Conducting the A/B Test with Statistical Rigor
a) Determining the Appropriate Sample Size and Duration
Use power analysis to calculate minimum sample sizes—employ tools like G*Power or online calculators—based on expected lift, baseline conversion rate, desired power (80-90%), and significance level (p<0.05). Incorporate realistic effect sizes; for example, detecting a 3% lift with a baseline of 10% may require thousands of sessions. Plan test duration to encompass at least one full business cycle (e.g., weekly patterns) and monitor real-time data to ensure sample size goals are met without premature stopping.
b) Using Bayesian vs. Frequentist Methods for Data Analysis
Choose analysis frameworks suited to your context. Frequentist methods rely on p-values and confidence intervals; they are straightforward but may require larger sample sizes. Bayesian methods estimate the probability that a variation is better than control, providing more intuitive insights—use tools like PyMC3 or Stan for implementation. For high-stakes tests, Bayesian approaches can incorporate prior knowledge, reducing the risk of false positives during interim analyses.

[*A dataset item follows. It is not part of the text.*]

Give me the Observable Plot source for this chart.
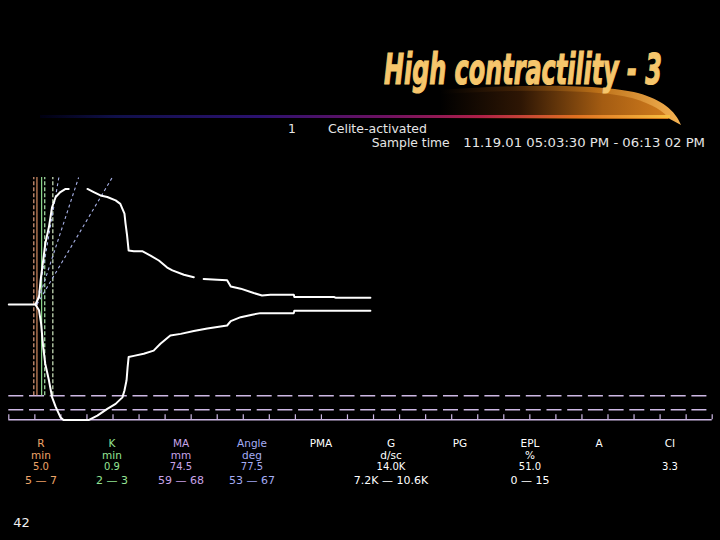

c) Implementing Sequential Testing and Data Monitoring to Avoid False Positives
Apply sequential testing techniques like Alpha Spending or Pocock boundaries—implemented via statistical libraries—to evaluate data continuously without inflating Type I error rates. Use monitoring tools such as R’s Sequential or Python’s statsmodels to set stopping rules. For example, if early results show a statistically significant lift, the test can be concluded early, saving time and resources, but only if the analysis accounts for multiple looks to prevent false positives.
d) Documenting Test Parameters and Execution Steps for Reproducibility
Maintain detailed logs of all test configurations: variation definitions, sample size calculations, duration, statistical thresholds, and analysis methods. Use version control (Git) for scripts and dashboards. Create standard operating procedures (SOPs) for test setup, tracking, analysis, and reporting to facilitate reproducibility and peer review. This documentation aids in troubleshooting discrepancies and sharing insights with stakeholders.